TO BE DONE:
Quote the listing below in its entirety, omitting every image.

GIVEN MATERIAL:
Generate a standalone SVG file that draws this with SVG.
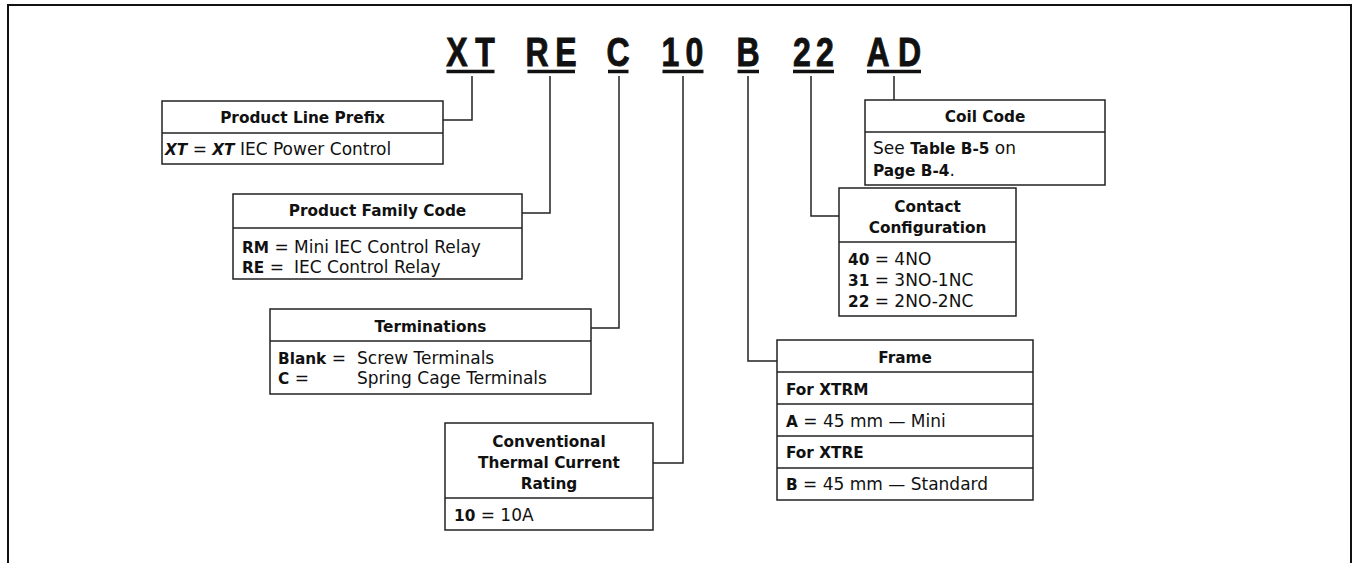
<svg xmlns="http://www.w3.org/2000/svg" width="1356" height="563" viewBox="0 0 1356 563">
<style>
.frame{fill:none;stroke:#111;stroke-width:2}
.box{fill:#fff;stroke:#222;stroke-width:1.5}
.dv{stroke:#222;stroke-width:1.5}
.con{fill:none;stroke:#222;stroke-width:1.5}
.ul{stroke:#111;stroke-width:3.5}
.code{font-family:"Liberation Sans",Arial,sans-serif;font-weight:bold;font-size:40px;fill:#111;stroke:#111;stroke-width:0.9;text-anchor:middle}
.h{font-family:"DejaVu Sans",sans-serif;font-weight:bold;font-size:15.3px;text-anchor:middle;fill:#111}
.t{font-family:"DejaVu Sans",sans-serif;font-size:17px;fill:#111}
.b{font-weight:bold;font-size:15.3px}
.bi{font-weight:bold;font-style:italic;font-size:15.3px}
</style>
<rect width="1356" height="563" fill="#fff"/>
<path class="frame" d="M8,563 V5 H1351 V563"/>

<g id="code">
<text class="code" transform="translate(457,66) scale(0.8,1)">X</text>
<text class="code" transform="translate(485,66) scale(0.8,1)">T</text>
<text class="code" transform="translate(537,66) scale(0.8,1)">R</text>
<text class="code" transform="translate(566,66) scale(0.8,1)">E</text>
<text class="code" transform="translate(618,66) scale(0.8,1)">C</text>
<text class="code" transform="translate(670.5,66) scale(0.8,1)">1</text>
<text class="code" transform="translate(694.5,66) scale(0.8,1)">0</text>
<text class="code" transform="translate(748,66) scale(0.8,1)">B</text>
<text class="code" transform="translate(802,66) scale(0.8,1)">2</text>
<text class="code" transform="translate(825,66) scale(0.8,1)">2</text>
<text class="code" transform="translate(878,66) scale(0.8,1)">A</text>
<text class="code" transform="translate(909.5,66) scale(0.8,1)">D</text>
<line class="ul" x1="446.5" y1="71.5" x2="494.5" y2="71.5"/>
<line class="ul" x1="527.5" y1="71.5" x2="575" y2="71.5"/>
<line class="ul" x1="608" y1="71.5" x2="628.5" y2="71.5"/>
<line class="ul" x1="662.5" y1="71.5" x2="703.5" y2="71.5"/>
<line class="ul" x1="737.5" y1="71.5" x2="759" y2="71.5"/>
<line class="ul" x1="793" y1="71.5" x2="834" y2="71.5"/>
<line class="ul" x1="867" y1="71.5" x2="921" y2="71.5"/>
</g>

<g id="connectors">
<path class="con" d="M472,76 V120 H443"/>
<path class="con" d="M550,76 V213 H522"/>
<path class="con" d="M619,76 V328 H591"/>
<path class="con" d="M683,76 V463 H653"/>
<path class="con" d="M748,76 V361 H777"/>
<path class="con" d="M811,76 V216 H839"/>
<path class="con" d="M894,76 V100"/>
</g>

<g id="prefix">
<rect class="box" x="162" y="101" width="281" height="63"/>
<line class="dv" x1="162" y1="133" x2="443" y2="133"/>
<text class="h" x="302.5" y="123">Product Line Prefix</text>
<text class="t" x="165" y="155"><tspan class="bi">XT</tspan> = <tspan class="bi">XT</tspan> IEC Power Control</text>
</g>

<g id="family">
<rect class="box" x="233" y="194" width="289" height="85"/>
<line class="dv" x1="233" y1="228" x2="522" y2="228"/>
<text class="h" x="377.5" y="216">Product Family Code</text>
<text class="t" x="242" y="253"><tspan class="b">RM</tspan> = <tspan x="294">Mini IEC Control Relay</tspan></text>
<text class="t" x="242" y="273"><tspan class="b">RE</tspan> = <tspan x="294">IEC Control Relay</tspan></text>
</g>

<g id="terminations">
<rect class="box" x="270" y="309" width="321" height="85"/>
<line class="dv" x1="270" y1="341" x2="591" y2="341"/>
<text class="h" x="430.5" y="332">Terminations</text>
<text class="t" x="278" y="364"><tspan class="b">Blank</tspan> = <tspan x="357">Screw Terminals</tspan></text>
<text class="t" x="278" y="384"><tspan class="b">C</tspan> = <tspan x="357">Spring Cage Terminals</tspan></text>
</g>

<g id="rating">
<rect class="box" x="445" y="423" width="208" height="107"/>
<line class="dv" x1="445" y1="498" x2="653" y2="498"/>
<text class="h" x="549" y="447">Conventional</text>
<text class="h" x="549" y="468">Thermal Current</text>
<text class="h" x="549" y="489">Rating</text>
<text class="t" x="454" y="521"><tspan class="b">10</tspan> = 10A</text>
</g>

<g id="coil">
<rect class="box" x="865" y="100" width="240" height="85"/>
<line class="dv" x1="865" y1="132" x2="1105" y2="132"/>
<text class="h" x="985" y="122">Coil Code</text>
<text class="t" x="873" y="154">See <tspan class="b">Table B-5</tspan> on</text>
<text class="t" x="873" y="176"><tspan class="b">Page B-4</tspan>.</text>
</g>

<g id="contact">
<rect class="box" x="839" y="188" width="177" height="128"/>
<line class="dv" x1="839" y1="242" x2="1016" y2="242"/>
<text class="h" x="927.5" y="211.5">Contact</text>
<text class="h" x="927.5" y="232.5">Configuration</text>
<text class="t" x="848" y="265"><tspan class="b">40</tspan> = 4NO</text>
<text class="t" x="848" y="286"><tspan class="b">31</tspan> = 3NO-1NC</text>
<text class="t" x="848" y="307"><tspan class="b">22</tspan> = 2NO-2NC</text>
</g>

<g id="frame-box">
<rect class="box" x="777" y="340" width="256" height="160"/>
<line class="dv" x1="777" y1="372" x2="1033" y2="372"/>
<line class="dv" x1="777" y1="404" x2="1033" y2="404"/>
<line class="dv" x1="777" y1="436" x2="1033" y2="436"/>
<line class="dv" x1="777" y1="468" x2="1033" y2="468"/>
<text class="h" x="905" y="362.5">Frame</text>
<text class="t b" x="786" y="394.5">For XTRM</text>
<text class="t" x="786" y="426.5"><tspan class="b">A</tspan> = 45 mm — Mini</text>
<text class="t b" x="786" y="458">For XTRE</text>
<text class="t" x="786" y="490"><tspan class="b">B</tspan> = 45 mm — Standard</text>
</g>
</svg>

TASK ANSWER:
Generate a standalone SVG file that draws this with SVG.
<svg xmlns="http://www.w3.org/2000/svg" width="1356" height="563" viewBox="0 0 1356 563">
<style>
.frame{fill:none;stroke:#111;stroke-width:2}
.box{fill:#fff;stroke:#222;stroke-width:1.5}
.dv{stroke:#222;stroke-width:1.5}
.con{fill:none;stroke:#222;stroke-width:1.5}
.ul{stroke:#111;stroke-width:3.5}
.code{font-family:"Liberation Sans",Arial,sans-serif;font-weight:bold;font-size:40px;fill:#111;stroke:#111;stroke-width:0.9;text-anchor:middle}
.h{font-family:"DejaVu Sans",sans-serif;font-weight:bold;font-size:15.3px;text-anchor:middle;fill:#111}
.t{font-family:"DejaVu Sans",sans-serif;font-size:17px;fill:#111}
.b{font-weight:bold;font-size:15.3px}
.bi{font-weight:bold;font-style:italic;font-size:15.3px}
</style>
<rect width="1356" height="563" fill="#fff"/>
<path class="frame" d="M8,563 V5 H1351 V563"/>

<g id="code">
<text class="code" transform="translate(457,66) scale(0.8,1)">X</text>
<text class="code" transform="translate(485,66) scale(0.8,1)">T</text>
<text class="code" transform="translate(537,66) scale(0.8,1)">R</text>
<text class="code" transform="translate(566,66) scale(0.8,1)">E</text>
<text class="code" transform="translate(618,66) scale(0.8,1)">C</text>
<text class="code" transform="translate(670.5,66) scale(0.8,1)">1</text>
<text class="code" transform="translate(694.5,66) scale(0.8,1)">0</text>
<text class="code" transform="translate(748,66) scale(0.8,1)">B</text>
<text class="code" transform="translate(802,66) scale(0.8,1)">2</text>
<text class="code" transform="translate(825,66) scale(0.8,1)">2</text>
<text class="code" transform="translate(878,66) scale(0.8,1)">A</text>
<text class="code" transform="translate(909.5,66) scale(0.8,1)">D</text>
<line class="ul" x1="446.5" y1="71.5" x2="494.5" y2="71.5"/>
<line class="ul" x1="527.5" y1="71.5" x2="575" y2="71.5"/>
<line class="ul" x1="608" y1="71.5" x2="628.5" y2="71.5"/>
<line class="ul" x1="662.5" y1="71.5" x2="703.5" y2="71.5"/>
<line class="ul" x1="737.5" y1="71.5" x2="759" y2="71.5"/>
<line class="ul" x1="793" y1="71.5" x2="834" y2="71.5"/>
<line class="ul" x1="867" y1="71.5" x2="921" y2="71.5"/>
</g>

<g id="connectors">
<path class="con" d="M472,76 V120 H443"/>
<path class="con" d="M550,76 V213 H522"/>
<path class="con" d="M619,76 V328 H591"/>
<path class="con" d="M683,76 V463 H653"/>
<path class="con" d="M748,76 V361 H777"/>
<path class="con" d="M811,76 V216 H839"/>
<path class="con" d="M894,76 V100"/>
</g>

<g id="prefix">
<rect class="box" x="162" y="101" width="281" height="63"/>
<line class="dv" x1="162" y1="133" x2="443" y2="133"/>
<text class="h" x="302.5" y="123">Product Line Prefix</text>
<text class="t" x="165" y="155"><tspan class="bi">XT</tspan> = <tspan class="bi">XT</tspan> IEC Power Control</text>
</g>

<g id="family">
<rect class="box" x="233" y="194" width="289" height="85"/>
<line class="dv" x1="233" y1="228" x2="522" y2="228"/>
<text class="h" x="377.5" y="216">Product Family Code</text>
<text class="t" x="242" y="253"><tspan class="b">RM</tspan> = <tspan x="294">Mini IEC Control Relay</tspan></text>
<text class="t" x="242" y="273"><tspan class="b">RE</tspan> = <tspan x="294">IEC Control Relay</tspan></text>
</g>

<g id="terminations">
<rect class="box" x="270" y="309" width="321" height="85"/>
<line class="dv" x1="270" y1="341" x2="591" y2="341"/>
<text class="h" x="430.5" y="332">Terminations</text>
<text class="t" x="278" y="364"><tspan class="b">Blank</tspan> = <tspan x="357">Screw Terminals</tspan></text>
<text class="t" x="278" y="384"><tspan class="b">C</tspan> = <tspan x="357">Spring Cage Terminals</tspan></text>
</g>

<g id="rating">
<rect class="box" x="445" y="423" width="208" height="107"/>
<line class="dv" x1="445" y1="498" x2="653" y2="498"/>
<text class="h" x="549" y="447">Conventional</text>
<text class="h" x="549" y="468">Thermal Current</text>
<text class="h" x="549" y="489">Rating</text>
<text class="t" x="454" y="521"><tspan class="b">10</tspan> = 10A</text>
</g>

<g id="coil">
<rect class="box" x="865" y="100" width="240" height="85"/>
<line class="dv" x1="865" y1="132" x2="1105" y2="132"/>
<text class="h" x="985" y="122">Coil Code</text>
<text class="t" x="873" y="154">See <tspan class="b">Table B-5</tspan> on</text>
<text class="t" x="873" y="176"><tspan class="b">Page B-4</tspan>.</text>
</g>

<g id="contact">
<rect class="box" x="839" y="188" width="177" height="128"/>
<line class="dv" x1="839" y1="242" x2="1016" y2="242"/>
<text class="h" x="927.5" y="211.5">Contact</text>
<text class="h" x="927.5" y="232.5">Configuration</text>
<text class="t" x="848" y="265"><tspan class="b">40</tspan> = 4NO</text>
<text class="t" x="848" y="286"><tspan class="b">31</tspan> = 3NO-1NC</text>
<text class="t" x="848" y="307"><tspan class="b">22</tspan> = 2NO-2NC</text>
</g>

<g id="frame-box">
<rect class="box" x="777" y="340" width="256" height="160"/>
<line class="dv" x1="777" y1="372" x2="1033" y2="372"/>
<line class="dv" x1="777" y1="404" x2="1033" y2="404"/>
<line class="dv" x1="777" y1="436" x2="1033" y2="436"/>
<line class="dv" x1="777" y1="468" x2="1033" y2="468"/>
<text class="h" x="905" y="362.5">Frame</text>
<text class="t b" x="786" y="394.5">For XTRM</text>
<text class="t" x="786" y="426.5"><tspan class="b">A</tspan> = 45 mm — Mini</text>
<text class="t b" x="786" y="458">For XTRE</text>
<text class="t" x="786" y="490"><tspan class="b">B</tspan> = 45 mm — Standard</text>
</g>
</svg>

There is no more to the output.